* Available data
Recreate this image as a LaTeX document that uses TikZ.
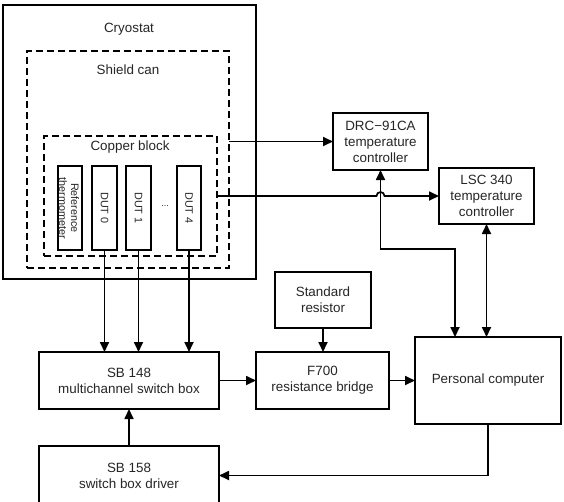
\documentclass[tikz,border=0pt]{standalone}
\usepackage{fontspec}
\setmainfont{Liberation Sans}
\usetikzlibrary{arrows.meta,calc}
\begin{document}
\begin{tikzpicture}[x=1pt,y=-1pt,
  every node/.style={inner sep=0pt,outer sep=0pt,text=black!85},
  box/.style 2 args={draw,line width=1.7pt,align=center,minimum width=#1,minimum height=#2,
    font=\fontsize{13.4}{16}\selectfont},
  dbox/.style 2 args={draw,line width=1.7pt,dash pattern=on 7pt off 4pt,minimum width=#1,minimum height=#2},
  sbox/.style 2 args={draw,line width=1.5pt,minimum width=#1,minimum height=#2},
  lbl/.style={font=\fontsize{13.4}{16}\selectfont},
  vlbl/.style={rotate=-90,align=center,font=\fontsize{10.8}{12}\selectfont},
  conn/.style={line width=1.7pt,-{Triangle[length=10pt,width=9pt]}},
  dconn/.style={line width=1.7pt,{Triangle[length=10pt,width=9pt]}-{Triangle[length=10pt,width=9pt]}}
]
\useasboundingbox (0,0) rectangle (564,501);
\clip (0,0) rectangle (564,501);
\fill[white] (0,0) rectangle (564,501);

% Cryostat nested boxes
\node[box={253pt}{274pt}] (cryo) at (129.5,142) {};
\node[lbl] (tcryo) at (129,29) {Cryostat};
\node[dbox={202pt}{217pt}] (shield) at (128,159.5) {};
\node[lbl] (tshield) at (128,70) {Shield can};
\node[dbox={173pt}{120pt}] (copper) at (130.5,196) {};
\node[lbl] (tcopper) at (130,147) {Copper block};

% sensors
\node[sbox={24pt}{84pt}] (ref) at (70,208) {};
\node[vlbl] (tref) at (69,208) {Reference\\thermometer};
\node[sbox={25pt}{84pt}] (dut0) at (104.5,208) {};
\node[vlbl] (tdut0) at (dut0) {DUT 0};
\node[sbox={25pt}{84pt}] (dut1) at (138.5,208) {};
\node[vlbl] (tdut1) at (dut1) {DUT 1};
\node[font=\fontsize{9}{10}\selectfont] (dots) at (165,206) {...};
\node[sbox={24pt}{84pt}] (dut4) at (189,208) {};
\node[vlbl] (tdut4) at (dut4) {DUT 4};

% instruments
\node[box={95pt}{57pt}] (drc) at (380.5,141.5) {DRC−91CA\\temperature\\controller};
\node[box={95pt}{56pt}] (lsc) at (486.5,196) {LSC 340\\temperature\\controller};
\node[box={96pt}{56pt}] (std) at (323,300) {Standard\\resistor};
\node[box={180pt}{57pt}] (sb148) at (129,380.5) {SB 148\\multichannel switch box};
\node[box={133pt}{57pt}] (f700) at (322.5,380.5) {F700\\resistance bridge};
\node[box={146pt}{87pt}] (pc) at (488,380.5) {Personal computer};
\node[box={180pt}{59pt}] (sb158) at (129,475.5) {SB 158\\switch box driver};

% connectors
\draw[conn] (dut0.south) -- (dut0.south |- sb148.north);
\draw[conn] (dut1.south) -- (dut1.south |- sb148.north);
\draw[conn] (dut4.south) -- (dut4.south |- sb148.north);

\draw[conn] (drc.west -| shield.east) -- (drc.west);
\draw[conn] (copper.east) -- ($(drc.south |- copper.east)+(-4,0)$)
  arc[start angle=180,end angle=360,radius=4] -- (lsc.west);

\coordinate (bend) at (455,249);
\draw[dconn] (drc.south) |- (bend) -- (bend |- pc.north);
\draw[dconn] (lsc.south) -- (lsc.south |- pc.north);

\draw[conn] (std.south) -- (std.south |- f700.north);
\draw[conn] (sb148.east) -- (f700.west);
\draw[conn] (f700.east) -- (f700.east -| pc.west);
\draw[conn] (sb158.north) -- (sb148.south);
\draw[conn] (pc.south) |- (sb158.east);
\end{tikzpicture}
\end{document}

* What is needed
Print the whole listing above once more, word for word, without its pictures.

* Response for this exercise
Recreate this image as a LaTeX document that uses TikZ.
\documentclass[tikz,border=0pt]{standalone}
\usepackage{fontspec}
\setmainfont{Liberation Sans}
\usetikzlibrary{arrows.meta,calc}
\begin{document}
\begin{tikzpicture}[x=1pt,y=-1pt,
  every node/.style={inner sep=0pt,outer sep=0pt,text=black!85},
  box/.style 2 args={draw,line width=1.7pt,align=center,minimum width=#1,minimum height=#2,
    font=\fontsize{13.4}{16}\selectfont},
  dbox/.style 2 args={draw,line width=1.7pt,dash pattern=on 7pt off 4pt,minimum width=#1,minimum height=#2},
  sbox/.style 2 args={draw,line width=1.5pt,minimum width=#1,minimum height=#2},
  lbl/.style={font=\fontsize{13.4}{16}\selectfont},
  vlbl/.style={rotate=-90,align=center,font=\fontsize{10.8}{12}\selectfont},
  conn/.style={line width=1.7pt,-{Triangle[length=10pt,width=9pt]}},
  dconn/.style={line width=1.7pt,{Triangle[length=10pt,width=9pt]}-{Triangle[length=10pt,width=9pt]}}
]
\useasboundingbox (0,0) rectangle (564,501);
\clip (0,0) rectangle (564,501);
\fill[white] (0,0) rectangle (564,501);

% Cryostat nested boxes
\node[box={253pt}{274pt}] (cryo) at (129.5,142) {};
\node[lbl] (tcryo) at (129,29) {Cryostat};
\node[dbox={202pt}{217pt}] (shield) at (128,159.5) {};
\node[lbl] (tshield) at (128,70) {Shield can};
\node[dbox={173pt}{120pt}] (copper) at (130.5,196) {};
\node[lbl] (tcopper) at (130,147) {Copper block};

% sensors
\node[sbox={24pt}{84pt}] (ref) at (70,208) {};
\node[vlbl] (tref) at (69,208) {Reference\\thermometer};
\node[sbox={25pt}{84pt}] (dut0) at (104.5,208) {};
\node[vlbl] (tdut0) at (dut0) {DUT 0};
\node[sbox={25pt}{84pt}] (dut1) at (138.5,208) {};
\node[vlbl] (tdut1) at (dut1) {DUT 1};
\node[font=\fontsize{9}{10}\selectfont] (dots) at (165,206) {...};
\node[sbox={24pt}{84pt}] (dut4) at (189,208) {};
\node[vlbl] (tdut4) at (dut4) {DUT 4};

% instruments
\node[box={95pt}{57pt}] (drc) at (380.5,141.5) {DRC−91CA\\temperature\\controller};
\node[box={95pt}{56pt}] (lsc) at (486.5,196) {LSC 340\\temperature\\controller};
\node[box={96pt}{56pt}] (std) at (323,300) {Standard\\resistor};
\node[box={180pt}{57pt}] (sb148) at (129,380.5) {SB 148\\multichannel switch box};
\node[box={133pt}{57pt}] (f700) at (322.5,380.5) {F700\\resistance bridge};
\node[box={146pt}{87pt}] (pc) at (488,380.5) {Personal computer};
\node[box={180pt}{59pt}] (sb158) at (129,475.5) {SB 158\\switch box driver};

% connectors
\draw[conn] (dut0.south) -- (dut0.south |- sb148.north);
\draw[conn] (dut1.south) -- (dut1.south |- sb148.north);
\draw[conn] (dut4.south) -- (dut4.south |- sb148.north);

\draw[conn] (drc.west -| shield.east) -- (drc.west);
\draw[conn] (copper.east) -- ($(drc.south |- copper.east)+(-4,0)$)
  arc[start angle=180,end angle=360,radius=4] -- (lsc.west);

\coordinate (bend) at (455,249);
\draw[dconn] (drc.south) |- (bend) -- (bend |- pc.north);
\draw[dconn] (lsc.south) -- (lsc.south |- pc.north);

\draw[conn] (std.south) -- (std.south |- f700.north);
\draw[conn] (sb148.east) -- (f700.west);
\draw[conn] (f700.east) -- (f700.east -| pc.west);
\draw[conn] (sb158.north) -- (sb148.south);
\draw[conn] (pc.south) |- (sb158.east);
\end{tikzpicture}
\end{document}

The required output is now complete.